For two years, decent people have agonized over the photo of Iraqi prisoners piled naked in an interrogation room at Abu Ghraib prison, leering American soldiers posing beside them. Another shows an American soldier leading a naked detainee on a dog leash.

There were hundreds of similar pictures documenting the torture, humiliation and abuse heaped on the detainees. All but a handful of these prisoners were later released as innocents caught up in U.S. military sweeps.

Maj. Gen. Antonio Taguba told the Senate Armed Services Committee then that these crimes were “systematic, flagrant violations of international law.” The scandal spread to other U.S. military prisons in Iraq and Afghanistan.
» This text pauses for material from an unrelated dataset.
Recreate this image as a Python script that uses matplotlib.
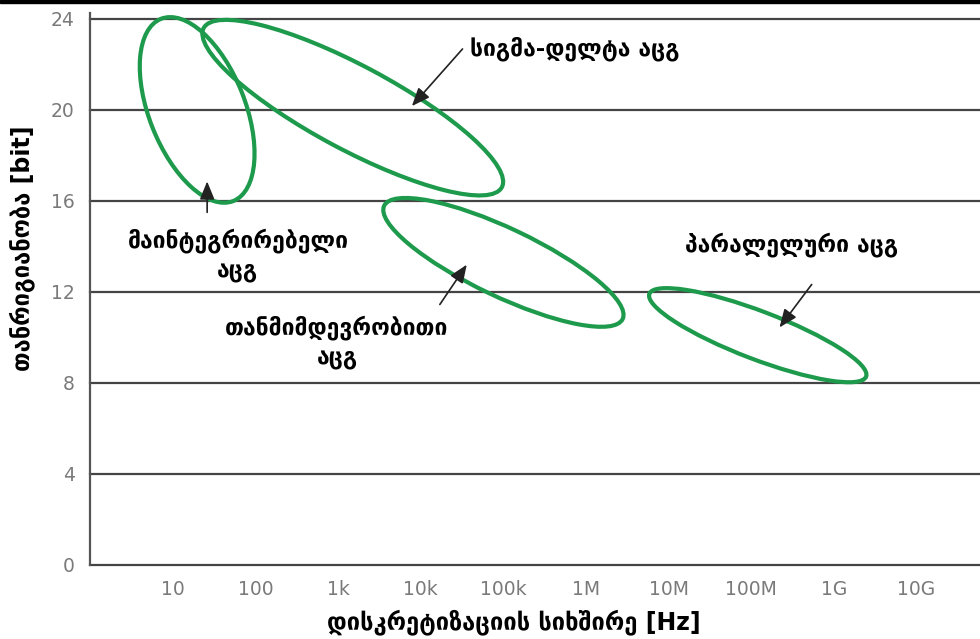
import matplotlib
matplotlib.use("Agg")
import matplotlib.pyplot as plt
from matplotlib.patches import Ellipse
from matplotlib.transforms import ScaledTranslation

# ---- data ----
freq_ticks = [1e1, 1e2, 1e3, 1e4, 1e5, 1e6, 1e7, 1e8, 1e9, 1e10]
freq_labels = ["10", "100", "1k", "10k", "100k", "1M", "10M", "100M", "1G", "10G"]
bit_ticks = [0, 4, 8, 12, 16, 20, 24]

adc_names = ["მაინტეგრირებელი\nაცგ", "სიგმა-დელტა აცგ",
             "თანმიმდევრობითი\nაცგ", "პარალელური აცგ"]
# region centres (frequency Hz, resolution bits)
region_freq = [19.6, 1.5e3, 1.0e5, 1.2e8]
region_bits = [20.0, 20.1, 13.3, 10.1]
# region shape (semi-axes in pixels, tilt in degrees)
region_a = [98, 169, 132, 116]
region_b = [48, 42, 34, 24]
region_angle = [-68.4, -28.1, -25.4, -20.9]

# annotation arrows: tip (freq, bits), tail (freq, bits)
arrow_tip_f = [25.9, 7.8e3, 3.6e4, 2.2e8]
arrow_tip_b = [16.86, 20.17, 13.2, 10.44]
arrow_tail_f = [25.9, 3.2e4, 1.7e4, 5.4e8]
arrow_tail_b = [15.5, 22.68, 11.45, 12.33]
# label anchor (freq, bits)
label_f = [61, 3.9e4, 966, 3.1e8]
label_b = [13.6, 22.68, 9.78, 14.09]
label_ha = ["center", "left", "center", "center"]

W, H = 980, 639
fig = plt.figure(figsize=(W / 100, H / 100), dpi=100)
ax = fig.add_axes([90 / W, (H - 565) / H, 1 - 90 / W, (565 - 13) / H])
ax.set_xscale("log")
ax.set_xlim(10 ** -0.005, 10 ** 10.77)
ax.set_ylim(0, 24.26)

for s in ["top", "right", "bottom"]:
    ax.spines[s].set_visible(False)
ax.spines["left"].set_color("#555555")
ax.spines["left"].set_linewidth(1.6)

ax.set_yticks(bit_ticks)
ax.set_yticklabels([str(b) for b in bit_ticks])
ax.set_xticks(freq_ticks)
ax.set_xticklabels(freq_labels)
ax.minorticks_off()
ax.tick_params(axis="both", length=0, labelcolor="#7a7a7a", labelsize=13.5)
ax.tick_params(axis="x", pad=11)
ax.tick_params(axis="y", pad=11)
for lab in ax.get_xticklabels() + ax.get_yticklabels():
    lab.set_fontfamily("DejaVu Sans")

for b in bit_ticks:
    ax.axhline(b, color="#444444", lw=1.6, zorder=1, clip_on=False)

green = "#1e9a4c"
for f, bt, a, bb, ang in zip(region_freq, region_bits, region_a, region_b, region_angle):
    tr = fig.dpi_scale_trans + ScaledTranslation(f, bt, ax.transData)
    e = Ellipse((0, 0), 2 * a / 100, 2 * bb / 100, angle=ang, transform=tr,
                fill=False, edgecolor=green, lw=3, zorder=3)
    ax.add_patch(e)

for tf, tb, sf, sb in zip(arrow_tip_f, arrow_tip_b, arrow_tail_f, arrow_tail_b):
    ax.annotate("", xy=(tf, tb), xytext=(sf, sb),
                arrowprops=dict(arrowstyle="-|>,head_length=1.1,head_width=0.45",
                                color="#222222", lw=1.2, shrinkA=0, shrinkB=0),
                zorder=4)

for name, lf, lb, ha in zip(adc_names, label_f, label_b, label_ha):
    ax.text(lf, lb, name, ha=ha, va="center", fontsize=16.5, fontweight="bold",
            family="DejaVu Sans", color="black", multialignment="center",
            linespacing=1.35, zorder=5)

fig.text(514 / W, 1 - 622 / H, "დისკრეტიზაციის სიხშირე [Hz]", ha="center",
         va="center", fontsize=17, fontweight="bold", family="DejaVu Sans")
fig.text(22 / W, 1 - 248 / H, "თანრიგიანობა [bit]", ha="center", va="center",
         rotation=90, fontsize=17, fontweight="bold", family="DejaVu Sans")

# top black strip
fig.patches.append(plt.Rectangle((0, 1 - 3 / H), 1, 3 / H, transform=fig.transFigure,
                                  color="black", zorder=10))

fig.savefig("out.png", dpi=100)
Now it comes down to who will pay for these crimes. A few low ranking enlisted personnel have been tried and convicted. Pfc. Lynndie England was ready to plead guilty until a military judge threw that out May 3. The action came after Pvt. Graner testified at England’s sentencing hearing that pictures he took of her holding a naked prisoner on a leash were to be used as a training aid for other guards. Now her case goes back to the military equivalent of a grand-jury proceeding.

Brig. Gen. Janis Karpinski is the only officer being held accountable. She was removed as commander of U.S. military prisons in Iraq and reassigned.

The Bush administration has exonerated itself from crimes it instigated. Alberto Gonzales, now attorney general, wrote the infamous Jan. 25, 2002, memo advising President Bush to insulate himself from war crimes prosecution by declaring detainees “enemy combatants” not protected by the Geneva Conventions.

The “war on terrorism,” Gonzales wrote, “renders obsolete Geneva’s strict limitations on questioning of enemy prisoners” and makes “quaint” the prohibitions against torture.

Frustrated by the lack of “actionable intelligence,” Secretary of Defense Donald Rumsfeld ordered Gen. Geoffrey D. Miller, then commandant of the U.S. prison camp at Guantanamo, Cuba, to travel to Iraq to train U.S. interrogators on extreme methods of squeezing information from Iraqi detainees. There is evidence that Bush himself signed a secret Executive Order authorizing the use of torture.

There are millions of people out there with bumper stickers on their cars that proclaim, “Support our Troops.” Will they remain silent as enlisted soldiers are scapegoated for carrying out the Bush administration’s criminal orders?